__Written problem__
Collect every line of the records below that contains the word "this".

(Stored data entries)

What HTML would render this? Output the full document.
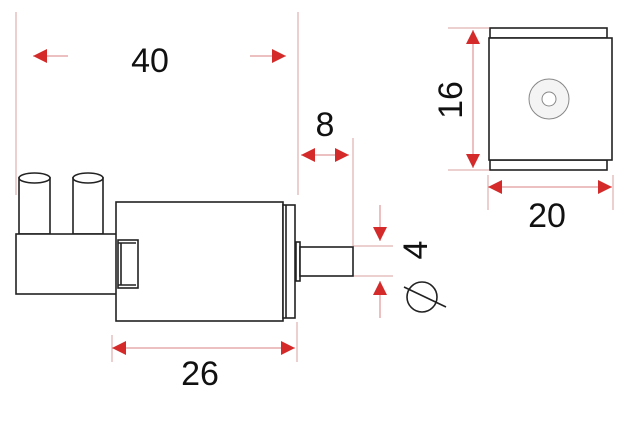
<!DOCTYPE html>
<html><head><style>body{margin:0;background:#fff}svg{display:block}</style></head>
<body>
<svg width="627" height="427" viewBox="0 0 627 427" xmlns="http://www.w3.org/2000/svg" font-family="Liberation Sans, sans-serif">
<defs>
<marker id="a" viewBox="0 0 10 10" refX="10" refY="5" markerWidth="14" markerHeight="14" markerUnits="userSpaceOnUse" orient="auto"><path d="M0,0L10,5L0,10z" fill="#d42a2a"/></marker>
</defs>
<g stroke="#d9a0a0" stroke-width="1" fill="none">
<line x1="16" y1="12" x2="16" y2="195"/>
<line x1="298" y1="12" x2="298" y2="195"/>
<line x1="353" y1="138" x2="353" y2="246"/>
<line x1="353" y1="246" x2="393" y2="246"/>
<line x1="353" y1="276" x2="393" y2="276"/>
<line x1="112" y1="335" x2="112" y2="362"/>
<line x1="297" y1="322" x2="297" y2="362"/>
<line x1="448" y1="28" x2="489" y2="28"/>
<line x1="448" y1="170" x2="489" y2="170"/>
<line x1="488" y1="175" x2="488" y2="210"/>
<line x1="613" y1="175" x2="613" y2="210"/>
</g>
<g stroke="#d98080" stroke-width="1" fill="none">
<line x1="68" y1="56" x2="33" y2="56" marker-end="url(#a)"/>
<line x1="250" y1="56" x2="286" y2="56" marker-end="url(#a)"/>
<line x1="325" y1="155" x2="301" y2="155" marker-end="url(#a)"/>
<line x1="325" y1="155" x2="349" y2="155" marker-end="url(#a)"/>
<line x1="380" y1="205" x2="380" y2="241" marker-end="url(#a)"/>
<line x1="380" y1="318" x2="380" y2="281" marker-end="url(#a)"/>
<line x1="200" y1="348" x2="112" y2="348" marker-end="url(#a)"/>
<line x1="200" y1="348" x2="295" y2="348" marker-end="url(#a)"/>
<line x1="473" y1="100" x2="473" y2="30" marker-end="url(#a)"/>
<line x1="473" y1="100" x2="473" y2="168" marker-end="url(#a)"/>
<line x1="550" y1="187" x2="488" y2="187" marker-end="url(#a)"/>
<line x1="550" y1="187" x2="612" y2="187" marker-end="url(#a)"/>
</g>
<g stroke="#222" stroke-width="1.6" fill="#fff">
<rect x="19" y="178" width="31" height="56"/>
<ellipse cx="34.5" cy="178" rx="15.5" ry="5"/>
<rect x="73" y="178" width="30" height="56"/>
<ellipse cx="88" cy="178" rx="15" ry="5"/>
<rect x="16" y="234" width="101" height="60"/>
<rect x="116" y="202" width="167" height="119"/>
<rect x="283" y="205" width="12" height="113"/>
<line x1="286" y1="205" x2="286" y2="318"/>
<rect x="118" y="240" width="20" height="48"/>
<line x1="121" y1="243" x2="121" y2="285"/>
<line x1="118" y1="243" x2="136" y2="243"/>
<line x1="118" y1="285" x2="136" y2="285"/>
<rect x="296" y="242" width="4" height="39"/>
<rect x="300" y="247" width="53" height="29"/>
<rect x="490" y="28" width="117" height="10"/>
<rect x="490" y="160" width="117" height="10"/>
<rect x="489" y="38" width="123" height="122"/>
</g>
<circle cx="549" cy="99" r="20" fill="#f4f4f4" stroke="#888" stroke-width="1"/>
<circle cx="549" cy="99" r="7" fill="#fff" stroke="#888" stroke-width="1"/>
<circle cx="422" cy="297" r="15" fill="none" stroke="#222" stroke-width="1.6"/>
<line x1="404" y1="287" x2="446" y2="307" stroke="#222" stroke-width="1.6"/>
<g fill="#111" font-size="34">
<text x="150" y="72" text-anchor="middle">40</text>
<text x="325" y="136" text-anchor="middle">8</text>
<text x="200" y="385" text-anchor="middle">26</text>
<text x="547" y="227" text-anchor="middle">20</text>
<text transform="translate(462,100) rotate(-90)" text-anchor="middle">16</text>
<text transform="translate(427,250) rotate(-90)" text-anchor="middle">4</text>
</g>
</svg>
</body></html>
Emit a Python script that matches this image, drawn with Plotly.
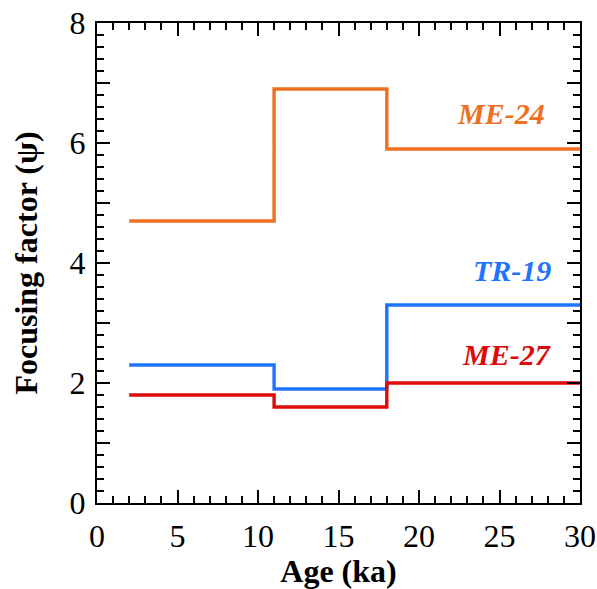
import plotly.graph_objects as go

age_edges = [2, 11, 18, 30]
me24 = [4.7, 6.9, 5.9]
tr19 = [2.3, 1.9, 3.3]
me27 = [1.8, 1.6, 2.0]

series = [
    ("ME-24", me24, "#F07022", 27.95, 6.5),
    ("TR-19", tr19, "#1F74FF", 28.3, 3.88),
    ("ME-27", me27, "#DD0A0A", 28.3, 2.47),
]

y_tickvals = [0, 1, 2, 3, 4, 5, 6, 7, 8]
y_ticktext = ["0", "", "2", "", "4", "", "6", "", "8"]
x_tickvals = [0, 5, 10, 15, 20, 25, 30]

FONT = "Liberation Serif, Times New Roman, serif"

fig = go.Figure()
for name, vals, color, lx, ly in series:
    fig.add_trace(go.Scatter(
        x=age_edges, y=vals + [vals[-1]], mode="lines", line_shape="hv",
        line=dict(color=color, width=3.4), name=name, showlegend=False,
    ))
    fig.add_annotation(x=lx, y=ly, text=name, showarrow=False, xanchor="right",
                       font=dict(family=FONT, size=30, color=color, weight="bold", style="italic"))

axis_common = dict(
    showgrid=False, zeroline=False, showline=True, linecolor="black", linewidth=2,
    mirror="ticks", ticks="inside", ticklen=13, tickwidth=2, tickcolor="black",
    tickfont=dict(family=FONT, size=32, color="black"),
    ticklabeloverflow="allow",
)

fig.update_xaxes(range=[0, 30], tickmode="array", tickvals=x_tickvals,
                 minor=dict(dtick=1, ticks="inside", ticklen=7, tickwidth=2, tickcolor="black"),
                 ticklabelstandoff=4,
                 title=dict(text="Age (ka)", font=dict(family=FONT, size=32, color="black", weight="bold"), standoff=4),
                 **axis_common)
fig.update_yaxes(range=[0, 8], tickmode="array", tickvals=y_tickvals, ticktext=y_ticktext,
                 minor=dict(dtick=0.2, ticks="inside", ticklen=7, tickwidth=2, tickcolor="black"),
                 ticklabelstandoff=3,
                 title=dict(text="Focusing factor (ψ)", font=dict(family=FONT, size=32, color="black", weight="bold"), standoff=22),
                 **axis_common)

fig.update_layout(
    width=597, height=589,
    margin=dict(l=97, r=17, t=23, b=86, autoexpand=False),
    plot_bgcolor="white", paper_bgcolor="white",
)

fig.write_html("out.html", config={"displayModeBar": False},
               post_script="document.body.style.margin='0';")
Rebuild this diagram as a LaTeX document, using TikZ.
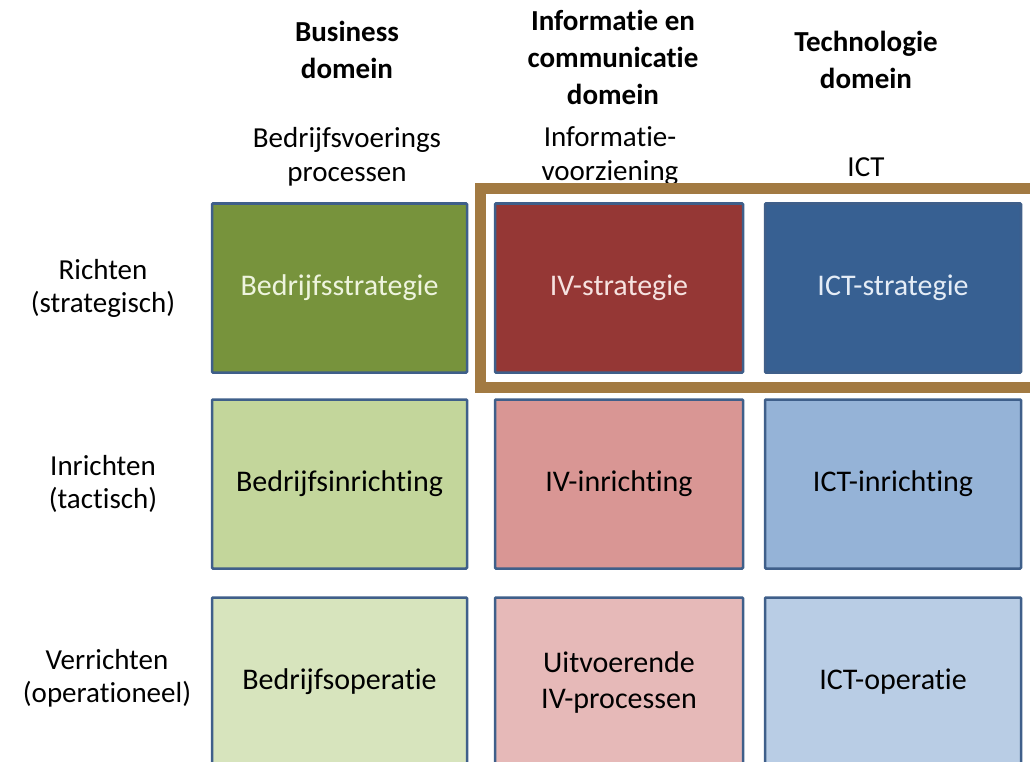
\documentclass[tikz,border=0pt]{standalone}
\usepackage{fontspec}
\setmainfont{Carlito}[Ligatures={NoCommon,NoRequired}]
\usetikzlibrary{fit}

\definecolor{outline}{HTML}{3F5F8A}
\definecolor{frameBrown}{HTML}{A27A42}
\definecolor{bizDark}{HTML}{77933C}
\definecolor{bizMid}{HTML}{C3D69B}
\definecolor{bizLight}{HTML}{D7E4BD}
\definecolor{ivDark}{HTML}{953735}
\definecolor{ivMid}{HTML}{D99694}
\definecolor{ivLight}{HTML}{E6B9B8}
\definecolor{ictDark}{HTML}{376092}
\definecolor{ictMid}{HTML}{95B3D7}
\definecolor{ictLight}{HTML}{B9CDE5}
\definecolor{bizText}{HTML}{EEF4DE}
\definecolor{ivText}{HTML}{F6E2E0}
\definecolor{ictText}{HTML}{E4ECF6}

\begin{document}
\begin{tikzpicture}[
  x=1pt, y=-1pt,
  every node/.style={font=\fontsize{30}{36}\selectfont, align=center, inner sep=0pt, outer sep=0pt},
  cell/.style={draw=outline, line width=2.5pt, minimum height=169pt, rounded corners=1pt},
  col1/.style={cell, minimum width=255pt},
  col2/.style={cell, minimum width=248pt},
  col3/.style={cell, minimum width=256pt},
  head/.style={font=\fontsize{29}{37}\selectfont\bfseries},
  sub/.style={font=\fontsize{29}{34}\selectfont},
  rowlabel/.style={font=\fontsize{29}{33}\selectfont}
]
\useasboundingbox (0,0) rectangle (1030,762);

% column headers
\node[head] (hbiz) at (347,50) {Business\\domein};
\node[head] (hiv) at (613,57) {Informatie en\\communicatie\\domein};
\node[head] (hict) at (866,60) {Technologie\\domein};

\node[sub] (sbiz) at (347,157) {Bedrijfsvoerings\\processen};
\node[sub] (siv) at (610,156) {Informatie-\\voorziening};
\node[sub] (sict) at (866,167) {ICT};

% row labels
\node[rowlabel] (rricht) at (103,288) {Richten\\(strategisch)};
\node[rowlabel] (rinricht) at (103,484) {Inrichten\\(tactisch)};
\node[rowlabel] (rverricht) at (107,678) {Verrichten\\(operationeel)};

% strategic row
\node[col1, fill=bizDark, text=bizText] (bs) at (339.5,288) {Bedrijfsstrategie};
\node[col2, fill=ivDark, text=ivText] (ivs) at (619,288) {IV-strategie};
\node[col3, fill=ictDark, text=ictText] (icts) at (893,288) {ICT-strategie};

% tactical row
\node[col1, fill=bizMid] (bi) at (339.5,484) {Bedrijfsinrichting};
\node[col2, fill=ivMid] (ivi) at (619,484) {IV-inrichting};
\node[col3, fill=ictMid] (icti) at (893,484) {ICT-inrichting};

% operational row
\node[col1, fill=bizLight] (bo) at (339.5,682) {Bedrijfsoperatie};
\node[col2, fill=ivLight] (ivo) at (619,682) {Uitvoerende\\IV-processen};
\node[col3, fill=ictLight] (icto) at (893,682) {ICT-operatie};

% highlight of IV and ICT strategy
\node[draw=frameBrown, line width=11pt, inner sep=15pt, fit=(ivs)(icts)] (focus) {};
\end{tikzpicture}
\end{document}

__Written answer__
What HTML would render this? Output the full document.
Emit a Python script that matches this image, drawn with Plotly.
Rebuild this diagram as a LaTeX document, using TikZ.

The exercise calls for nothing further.